Danitsa, ce n’est pas qu’un nom d’artiste, c’est aussi le deuxième prénom de Shanna, Genevoise d’adoption née à Paris en 1994, issue d’un métissage de multiples origines entre le Congo, la Serbie, le Tchad ou encore l’Espagne. Une diversité qui se retrouve dans sa musique: ce n’est pas du rap, comme la chanteuse aime à le préciser, mais un melting-pot de soul, de hip-hop, de jazz ou encore de reggae. Révélée par son premier album, «Ego», récompensé par un Swiss Music Award en 2017, Danitsa a passé un nouveau cap cette année 2021 en signant sur le prestigieux label Island Records, filiale d’Universal Music. La jeune artiste se lance désormais le défi de la confirmation avec un nouvel album de 13 titres qu’elle a enregistré aux quatre coins du monde. Rencontre avec une jeune femme pétillante, humble et pourtant pleine d’assurance, toujours entourée de son équipe artistique où l’excentricité et le goût du style brillent.
- Dans la vie de tous les jours, qui est Danitsa?
- Danitsa: Micheline (rires)! C’est comme ça qu’on m’appelle. En fait, mes parents s’appelaient entre eux et pour rire Michel et Micheline et, du coup, quand j’étais petite, j’ai grandi avec ces surnoms. Et ils m’appelaient comme ça aussi. Ensuite, j’ai commencé à utiliser ce surnom dans mon entourage, toutes les personnes que j’aime, ce sont un peu des Michel et des Micheline! Micheline, c’est aussi un personnage, c’est la déconnade, des blagues parfois pas drôles. C’est mon caractère, je suis quelqu’un qui rigole beaucoup et tout le temps. Je me considère comme un cycle, à travers la journée, je passe par diverses émotions, beaucoup de joie, de déception, de stress et de peur, qui sont générés aussi avec cet album. Mais j’essaie toujours d’être positive.
- Votre premier album, «Ego», est sorti en 2017. Pour vous, il s’agissait d’un test musical réussi. Quatre ans après, vous sortez «Sycle». Vous êtes-vous enfin trouvée en tant qu’artiste?
- Toujours pas. Certains artistes trouvent leur style au bout du premier son. Moi, ça fait seize ans que je fais de la musique et ça fait seize ans que je n’arrive toujours pas à trouver un nom à ce que je fais. En fait, il y a quelques mois, j’ai commencé à appeler cela «couteau suisse». J’ai plusieurs couteaux, qui sont plusieurs identités. Je peux porter chaque peau ou chaque cape comme je le souhaite. A travers ce nouvel album, j’ai essayé d’être libre sans rentrer dans des genres particuliers, mais plutôt de les fusionner.

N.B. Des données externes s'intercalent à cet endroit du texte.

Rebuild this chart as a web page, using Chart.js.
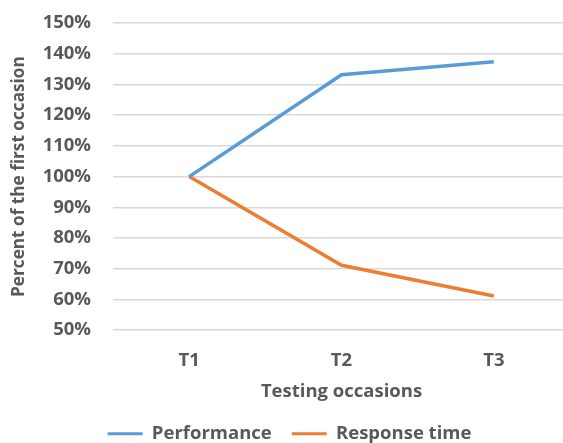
<!DOCTYPE html>
<html>
<head>
<meta charset="utf-8">
<script src="https://cdn.jsdelivr.net/npm/chart.js@4/dist/chart.umd.min.js"></script>
<style>
html,body{margin:0;padding:0;background:#fff;overflow:hidden;}
#wrap{position:absolute;left:0;top:-10px;width:570px;height:463px;}
</style>
</head>
<body>
<div id="wrap"><canvas id="c"></canvas></div>
<script>
const categories = ["T1", "T2", "T3"];
const performance = [100, 133.2, 137.4];
const responseTime = [100, 71.1, 61.1];
const yTicks = [50, 60, 70, 80, 90, 100, 110, 120, 130, 140, 150];

const textColor = '#595959';
const fontFamily = '"Open Sans", sans-serif';
const font = { family: fontFamily, size: 18.5, weight: 'bold' };

new Chart(document.getElementById('c'), {
  type: 'line',
  data: {
    labels: categories,
    datasets: [
      { label: 'Performance', data: performance, borderColor: '#5B9BD5', backgroundColor: '#5B9BD5', borderWidth: 3.5, pointRadius: 0, tension: 0, fill: false },
      { label: 'Response time', data: responseTime, borderColor: '#ED7D31', backgroundColor: '#ED7D31', borderWidth: 3.5, pointRadius: 0, tension: 0, fill: false }
    ]
  },
  options: {
    responsive: true,
    maintainAspectRatio: false,
    animation: false,
    layout: { padding: { top: 0, right: 0, bottom: 0, left: 9 } },
    plugins: {
      legend: {
        position: 'bottom',
        labels: {
          color: textColor,
          font: font,
          boxWidth: 35, boxHeight: 3, padding: 20,
          generateLabels(chart) {
            return chart.data.datasets.map((ds, i) => ({
              text: ds.label, fillStyle: ds.borderColor, strokeStyle: ds.borderColor,
              lineWidth: 0, hidden: false, datasetIndex: i, fontColor: textColor
            }));
          }
        }
      },
      tooltip: { enabled: false }
    },
    scales: {
      x: {
        offset: true,
        grid: { display: false, drawTicks: false },
        border: { display: false },
        ticks: { color: textColor, font: font, padding: 20 },
        title: { display: true, text: 'Testing occasions', color: textColor, font: font, padding: { top: -12, bottom: 2 } }
      },
      y: {
        min: 50, max: 150,
        afterBuildTicks(scale) { scale.ticks = yTicks.map(v => ({ value: v })); },
        grid: { color: '#D9D9D9', lineWidth: 1.5, drawTicks: false },
        border: { display: false },
        ticks: { color: textColor, font: font, padding: 22, callback: v => v + '%' },
        title: { display: true, text: 'Percent of the first occasion', color: textColor, font: { family: fontFamily, size: 17.2, weight: 'bold' }, padding: { top: 0, bottom: -9 } }
      }
    }
  }
});
</script>
</body>
</html>
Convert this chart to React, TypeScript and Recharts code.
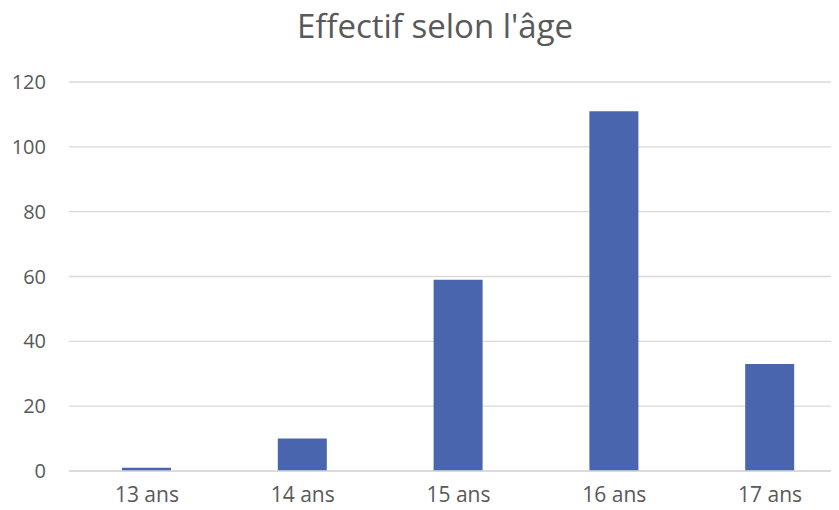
import { BarChart, Bar, XAxis, YAxis, CartesianGrid } from 'recharts'

const ages = ['13 ans', '14 ans', '15 ans', '16 ans', '17 ans']
const effectifs = [1, 10, 59, 111, 33]
const yTicks = [0, 20, 40, 60, 80, 100, 120]

const data = ages.map((age, i) => ({ age, effectif: effectifs[i] }))

const font = '"Open Sans", "Noto Sans", sans-serif'
const textColor = '#595959'

export default function App() {
  return (
    <div
      style={{
        position: 'relative',
        width: 839,
        height: 510,
        margin: -8,
        overflow: 'hidden',
        background: '#fff',
        fontFamily: font,
      }}
    >
      <div
        style={{
          position: 'absolute',
          top: 3,
          left: 0,
          width: 870,
          textAlign: 'center',
          fontSize: 33,
          color: textColor,
        }}
      >
        Effectif selon l'âge
      </div>
      <BarChart
        width={850}
        height={510}
        data={data}
        margin={{ top: 82, right: 2, bottom: 0, left: 0 }}
        barSize={49}
      >
        <CartesianGrid vertical={false} stroke="#d9d9d9" strokeWidth={1.3} />
        <XAxis
          dataKey="age"
          height={39}
          axisLine={{ stroke: '#d9d9d9', strokeWidth: 1.3 }}
          tickLine={false}
          tickSize={0}
          tickMargin={16}
          tick={{ fill: textColor, fontSize: 21, fontFamily: font }}
        />
        <YAxis
          width={69}
          domain={[0, 120]}
          ticks={yTicks}
          axisLine={false}
          tickLine={false}
          tickSize={0}
          tickMargin={23}
          tick={{ fill: textColor, fontSize: 20, fontFamily: font }}
        />
        <Bar dataKey="effectif" fill="#4965ad" isAnimationActive={false} />
      </BarChart>
    </div>
  )
}
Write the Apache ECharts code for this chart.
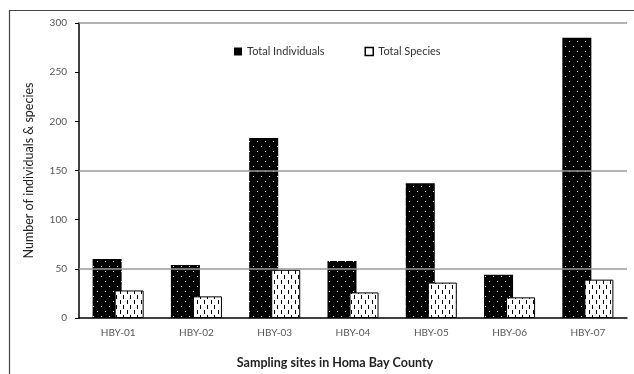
<!DOCTYPE html>
<html>
<head>
<meta charset="utf-8">
<script src="https://cdn.jsdelivr.net/npm/echarts@6/dist/echarts.min.js"></script>
<style>
  html, body { margin: 0; padding: 0; background: #fff; }
  #chart { width: 634px; height: 374px; }
</style>
</head>
<body>
<div id="chart"></div>
<script>
// Sampling sites and counts
const sites = ['HBY-01', 'HBY-02', 'HBY-03', 'HBY-04', 'HBY-05', 'HBY-06', 'HBY-07'];
const totalIndividuals = [60, 54, 183, 58, 137, 44, 285];
const totalSpecies = [28, 22, 49, 26, 36, 21, 39];
const gridValues = [50, 150, 300];

// Dotted fill: black with small white dots
function dotPattern() {
  const c = document.createElement('canvas');
  c.width = 8; c.height = 10;
  const g = c.getContext('2d');
  g.fillStyle = '#000';
  g.fillRect(0, 0, 8, 10);
  g.fillStyle = '#fff';
  g.fillRect(1, 1, 1, 1);
  g.fillRect(5, 6, 1, 1);
  return c;
}
// Dashed fill: white with short vertical black dashes
function dashPattern() {
  const c = document.createElement('canvas');
  c.width = 7; c.height = 10;
  const g = c.getContext('2d');
  g.fillStyle = '#fff';
  g.fillRect(0, 0, 7, 10);
  g.fillStyle = '#000';
  g.fillRect(1, 0, 1, 4);
  g.fillRect(4, 5, 1, 4);
  return c;
}

const font = 'Lato, "Open Sans", sans-serif';
const chart = echarts.init(document.getElementById('chart'));
chart.setOption({
  animation: false,
  backgroundColor: '#fff',
  graphic: [{
    type: 'rect',
    left: 7, top: 8,
    shape: { width: 700, height: 500 },
    style: { fill: 'none', stroke: '#444', lineWidth: 1.2 },
    silent: true
  }],
  grid: { left: 79, right: 7, top: 23, bottom: 56 },
  legend: {
    top: 41, left: 229,
    itemGap: 40,
    itemWidth: 8, itemHeight: 8,
    textStyle: { fontFamily: font, fontSize: 11, color: '#333' },
    data: [
      { name: 'Total Individuals', icon: 'rect', itemStyle: { color: '#000', borderWidth: 0 } },
      { name: 'Total Species', icon: 'rect', itemStyle: { color: '#fff', borderColor: '#000', borderWidth: 1.5 } }
    ]
  },
  xAxis: {
    type: 'category',
    data: sites,
    name: 'Sampling sites in Homa Bay County',
    nameLocation: 'middle',
    nameGap: 38,
    nameTextStyle: { fontFamily: font, fontSize: 12.5, fontWeight: 'bold', color: '#222', padding: [0, 36, 0, 0] },
    axisLine: { lineStyle: { color: '#000', width: 1.5 } },
    axisTick: { show: false },
    axisLabel: { fontFamily: font, fontSize: 10, color: '#555', margin: 10 }
  },
  yAxis: {
    type: 'value',
    min: 0, max: 300, interval: 50,
    name: 'Number of individuals & species',
    nameLocation: 'middle',
    nameGap: 44,
    nameTextStyle: { fontFamily: font, fontSize: 12.5, color: '#222' },
    axisLine: { show: true, lineStyle: { color: '#000', width: 1.5 } },
    axisTick: { show: true, length: 4, lineStyle: { color: '#000' } },
    axisLabel: { fontFamily: font, fontSize: 10, color: '#555', margin: 12 },
    splitLine: { show: false }
  },
  series: [
    {
      name: 'gridlines',
      type: 'line',
      data: [],
      z: 1,
      silent: true,
      markLine: {
        silent: true,
        symbol: 'none',
        label: { show: false },
        lineStyle: { color: '#999', width: 1.5, type: 'solid' },
        data: gridValues.map(v => ({ yAxis: v }))
      }
    },
    {
      name: 'Total Individuals',
      type: 'bar',
      z: 2,
      data: totalIndividuals,
      barWidth: 29,
      barGap: '-24%',
      itemStyle: { color: { image: dotPattern(), repeat: 'repeat' } }
    },
    {
      name: 'Total Species',
      type: 'bar',
      z: 3,
      data: totalSpecies,
      barWidth: 29,
      itemStyle: {
        color: { image: dashPattern(), repeat: 'repeat' },
        borderColor: '#000',
        borderWidth: 1
      }
    }
  ]
});
</script>
</body>
</html>
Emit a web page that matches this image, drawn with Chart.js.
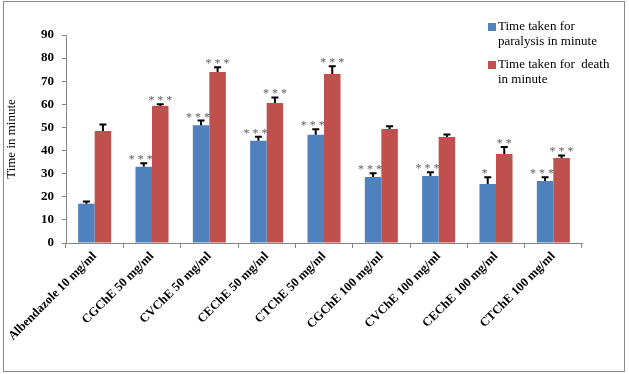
<!DOCTYPE html>
<html>
<head>
<meta charset="utf-8">
<script src="https://cdn.jsdelivr.net/npm/chart.js@4.4.1/dist/chart.umd.min.js"></script>
<style>
  html, body { margin: 0; padding: 0; background: #fff; }
  #wrap { width: 629px; height: 374px; position: relative; }
</style>
</head>
<body>
<div id="wrap"><canvas id="chart" width="629" height="374"></canvas></div>
<script>
const categories = [
    "Albendazole 10 mg/ml", "CGChE 50 mg/ml", "CVChE 50 mg/ml", "CEChE 50 mg/ml",
    "CTChE 50 mg/ml", "CGChE 100 mg/ml", "CVChE 100 mg/ml", "CEChE 100 mg/ml", "CTChE 100 mg/ml"
];
const paralysisTime = [17, 33, 51, 44.2, 46.8, 28.6, 29, 25.5, 26.8];
const paralysisErr = [1, 1.5, 2, 1.8, 2.4, 1.6, 1.6, 2.9, 1.6];
const paralysisSig = ["", "***", "***", "***", "***", "***", "***", "*", "***"];
const deathTime = [48.5, 59.3, 74, 60.6, 73.1, 49.3, 45.9, 38.5, 36.8];
const deathErr = [2.8, 0.7, 2, 2.4, 3.4, 1.2, 1.1, 3, 1.1];
const deathSig = ["", "***", "***", "***", "***", "", "", "**", "***"];
const yTicks = [0, 10, 20, 30, 40, 50, 60, 70, 80, 90];

const legendLines = [
    ["Time taken for", "paralysis in minute"],
    ["Time taken for  death", "in minute"]
];

const blue = "#4F81BD";
const red = "#C0504D";
const axisGray = "#868686";
const serif = "'Liberation Serif', 'Times New Roman', serif";

// error bars (upper whisker only) + significance stars
const errorBarPlugin = {
    id: "errorBars",
    afterDatasetsDraw(chart) {
        const ctx = chart.ctx;
        const yScale = chart.scales.y;
        const errs = [paralysisErr, deathErr];
        const sigs = [paralysisSig, deathSig];
        const shift = [-3, 0];
        ctx.save();
        chart.data.datasets.forEach((ds, i) => {
            const meta = chart.getDatasetMeta(i);
            meta.data.forEach((bar, j) => {
                const yTop = yScale.getPixelForValue(ds.data[j] + errs[i][j]);
                const yVal = yScale.getPixelForValue(ds.data[j]);
                ctx.strokeStyle = "#000";
                ctx.lineWidth = 2;
                ctx.beginPath();
                ctx.moveTo(bar.x, yVal);
                ctx.lineTo(bar.x, yTop);
                ctx.moveTo(bar.x - 3.5, yTop);
                ctx.lineTo(bar.x + 3.5, yTop);
                ctx.stroke();
                const s = sigs[i][j];
                if (s) {
                    ctx.fillStyle = "#5f5f5f";
                    ctx.font = "12px " + serif;
                    ctx.textAlign = "center";
                    ctx.textBaseline = "alphabetic";
                    ctx.fillText(s.split("").join(" "), bar.x + shift[i], yTop);
                }
            });
        });
        ctx.restore();
    }
};

// outer frame and two-line legend
const framePlugin = {
    id: "frame",
    beforeDraw(chart) {
        const ctx = chart.ctx;
        ctx.save();
        ctx.fillStyle = "#fff";
        ctx.fillRect(0, 0, chart.width, chart.height);
        ctx.restore();
    },
    afterDraw(chart) {
        const ctx = chart.ctx;
        ctx.save();
        ctx.strokeStyle = "#8a8a8a";
        ctx.lineWidth = 1;
        ctx.strokeRect(3.5, 1.5, 621, 370);

        const colors = [blue, red];
        const x0 = 488;
        let y = 27;
        ctx.font = "13px " + serif;
        ctx.textBaseline = "middle";
        ctx.textAlign = "left";
        legendLines.forEach((lines, i) => {
            ctx.fillStyle = colors[i];
            ctx.fillRect(x0, y - 4, 8, 8);
            ctx.fillStyle = "#000";
            lines.forEach((t, k) => ctx.fillText(t, x0 + 10, y + k * 15));
            y += 38;
        });
        ctx.restore();
    }
};

new Chart(document.getElementById("chart"), {
    type: "bar",
    data: {
        labels: categories,
        datasets: [
            { label: "Time taken for paralysis in minute", data: paralysisTime, backgroundColor: blue },
            { label: "Time taken for death in minute", data: deathTime, backgroundColor: red }
        ]
    },
    options: {
        responsive: false,
        animation: false,
        layout: { padding: { left: 0, right: 47, top: 35, bottom: 0 } },
        datasets: { bar: { categoryPercentage: 0.576, barPercentage: 1 } },
        plugins: { legend: { display: false }, tooltip: { enabled: false } },
        scales: {
            x: {
                afterFit: (scale) => { scale.height = 131; },
                grid: { drawOnChartArea: false, color: axisGray, tickLength: 5, offset: true },
                border: { color: axisGray },
                ticks: {
                    color: "#000",
                    font: { family: serif, size: 12.5, weight: "bold" },
                    minRotation: 45, maxRotation: 45, padding: 1, autoSkip: false
                }
            },
            y: {
                min: 0, max: 90,
                afterFit: (scale) => { scale.width = 66; },
                afterBuildTicks: (scale) => { scale.ticks = yTicks.map(v => ({ value: v })); },
                grid: { drawOnChartArea: false, color: axisGray, tickLength: 4 },
                border: { color: axisGray },
                ticks: {
                    color: "#000",
                    font: { family: serif, size: 13, weight: "bold" },
                    padding: 8
                },
                title: {
                    display: true, text: "Time in minute", color: "#000",
                    font: { family: serif, size: 13 }, padding: { top: 4, bottom: 0 }
                }
            }
        }
    },
    plugins: [errorBarPlugin, framePlugin]
});
</script>
</body>
</html>
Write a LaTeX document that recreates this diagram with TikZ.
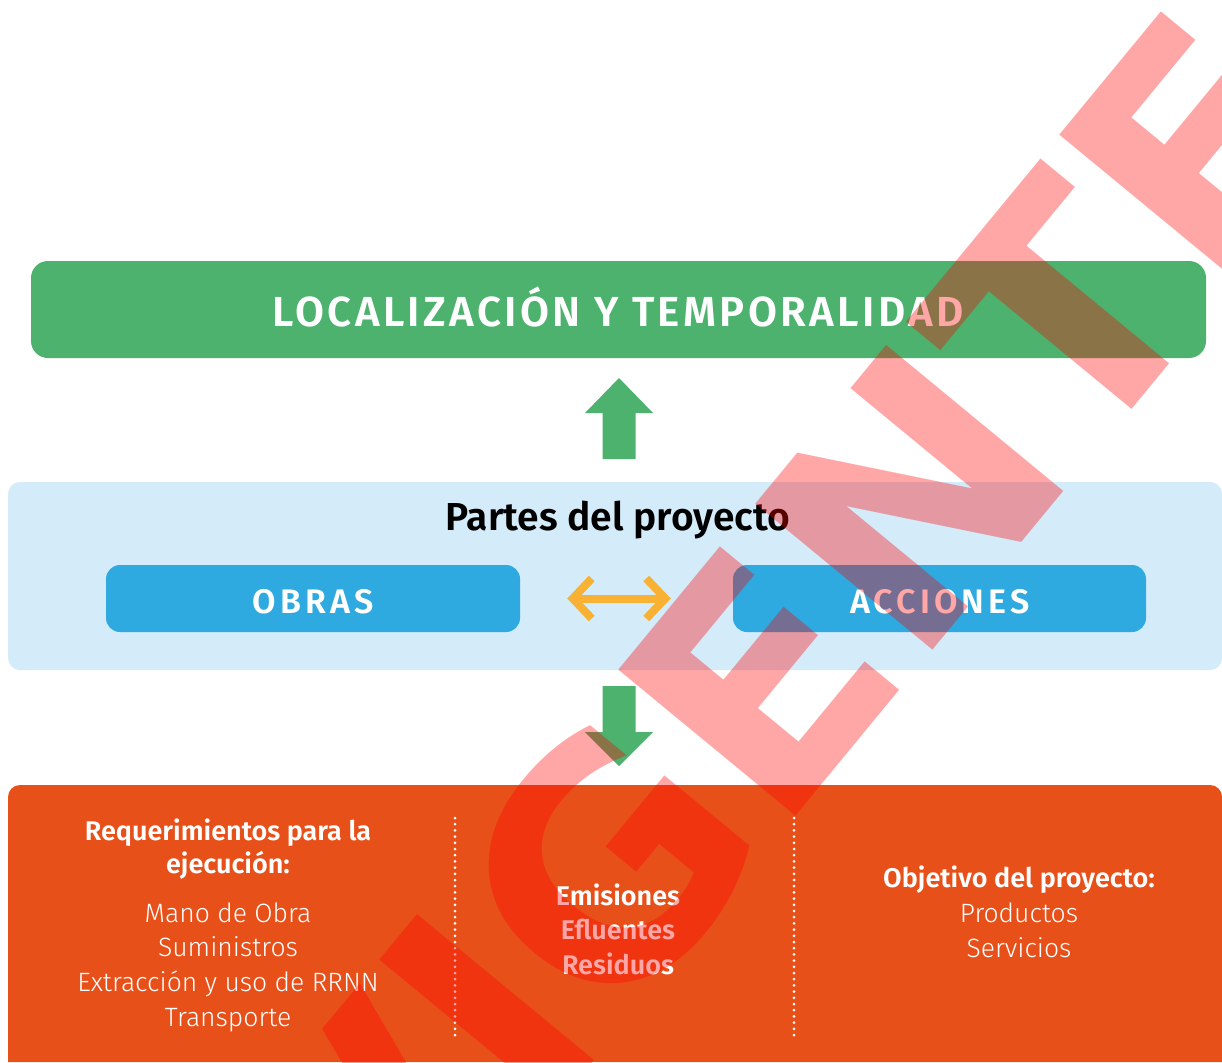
\documentclass[tikz,border=0pt]{standalone}
\usepackage{fontspec}
\setmainfont{Fira Sans}
\newfontfamily\lightfont{Fira Sans Light}
\newfontfamily\sbfont{Fira Sans SemiBold}
\newfontfamily\titlefont[LetterSpace=8]{Fira Sans SemiBold}
\newfontfamily\spacedfont[LetterSpace=12]{Fira Sans SemiBold}
\newfontfamily\wmfont{DejaVu Sans}
\usetikzlibrary{arrows.meta,calc}
\definecolor{gr}{HTML}{4CB26D}
\definecolor{lb}{HTML}{D4EBFA}
\definecolor{bb}{HTML}{2EAAE1}
\definecolor{og}{HTML}{E8501A}
\definecolor{yl}{HTML}{F8B133}
\tikzset{
  panel/.style={draw=none, inner sep=0pt},
  boxtxt/.style={anchor=base, text=white, font=\spacedfont\fontsize{34}{40}\selectfont},
  boldtxt/.style={anchor=base, text=white, font=\sbfont\fontsize{27}{30}\selectfont},
  regtxt/.style={anchor=base, text=white, font=\lightfont\fontsize{26.5}{30}\selectfont},
}
\begin{document}
\begin{tikzpicture}[x=1pt,y=-1pt]
\useasboundingbox (0,0) rectangle (1222,1062);
\fill[white] (0,0) rectangle (1222,1062);
% green top box
\node[panel, fill=gr, rounded corners=17, minimum width=1175, minimum height=97] (loc) at (618.5,309.5) {};
\node[anchor=base, text=white, font=\titlefont\fontsize{42}{48}\selectfont] (loct) at (618,326) {LOCALIZACIÓN Y TEMPORALIDAD};
% light blue panel
\node[panel, fill=lb, rounded corners=12, minimum width=1214, minimum height=188] (parts) at (615,576) {};
\node[anchor=base, text=black, font=\sbfont\fontsize{39}{44}\selectfont] (partt) at (618,530) {Partes del proyecto};
\node[panel, fill=bb, rounded corners=14, minimum width=414, minimum height=67] (obras) at (313,598.5) {};
\node[boxtxt] (obrast) at (313,613) {OBRAS};
\node[panel, fill=bb, rounded corners=14, minimum width=413, minimum height=67] (acc) at (939.5,598.5) {};
\node[boxtxt] (acct) at (940,613) {ACCIONES};
% orange panel
\fill[og] (8,1062) {[rounded corners=12] -- (8,785) -- (1222,785)} -- (1222,1062) -- cycle;
% green arrows
\coordinate (upTip) at (619,378);
\fill[gr] (upTip) -- ++(34,35) -- ++(-17.5,0) -- ++(0,46) -- ++(-33,0) -- ++(0,-46) -- ++(-17.5,0) -- cycle;
\coordinate (dnTip) at (619,766);
\fill[gr] (dnTip) -- ++(34,-34) -- ++(-17.5,0) -- ++(0,-46) -- ++(-33,0) -- ++(0,46) -- ++(-17.5,0) -- cycle;
% double arrow
\draw[yl, line width=8pt, {Straight Barb[length=19pt,width=40pt]}-{Straight Barb[length=19pt,width=40pt]}, shorten <=47pt, shorten >=62pt] (obras.east) -- (acc.west);
% dotted separators
\draw[white, line width=3pt, line cap=round, dash pattern=on 0pt off 6.2pt] (455,818) -- (455,1038);
\draw[white, line width=3pt, line cap=round, dash pattern=on 0pt off 6.2pt] (794,818) -- (794,1038);
% left column
\node[boldtxt] (r1) at (228,840) {Requerimientos para la};
\node[boldtxt] (r2) at (228,873) {ejecución:};
\node[regtxt] (r3) at (228,922) {Mano de Obra};
\node[regtxt] (r4) at (228,956) {Suministros};
\node[regtxt] (r5) at (228,991) {Extracción y uso de RRNN};
\node[regtxt] (r6) at (228,1026) {Transporte};
% middle column
\node[boldtxt] (m1) at (618,905) {Emisiones};
\node[boldtxt] (m2) at (618,939) {Efluentes};
\node[boldtxt] (m3) at (618,974) {Residuos};
% right column
\node[boldtxt] (o1) at (1019,887) {Objetivo del proyecto:};
\node[regtxt] (o2) at (1019,922) {Productos};
\node[regtxt] (o3) at (1019,957) {Servicios};
% watermark
\node[rotate=50.5, text=red, text opacity=0.35, inner sep=0pt, font=\wmfont\bfseries\fontsize{315}{315}\selectfont] (wm) at (781,654) {VIGENTE};
\end{tikzpicture}
\end{document}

- Vous entourer de vos proches, c’est votre marque de fabrique?
- Complètement. Ce sont comme des soldats en qui j’ai confiance. Danitsa, c’est toute une équipe qui contribue à créer l’image et la musique de Danitsa. Je ne suis pas toute seule. Il y a des producteurs, des créatifs, du management, sans oublier le styling avec la coiffure et le maquillage. Toutes ces personnes créent qui je suis. Ma manageuse, Qendi, est une très bonne amie de mon frère, et c’est lui qui m’a recommandé de travailler avec elle. Depuis un peu plus d’une année, je me suis aussi entourée de Brutus la biche, ma directrice artistique, qui m’avait aussi été conseillée par une amie. Nous formons à trois le noyau solide du projet Danitsa.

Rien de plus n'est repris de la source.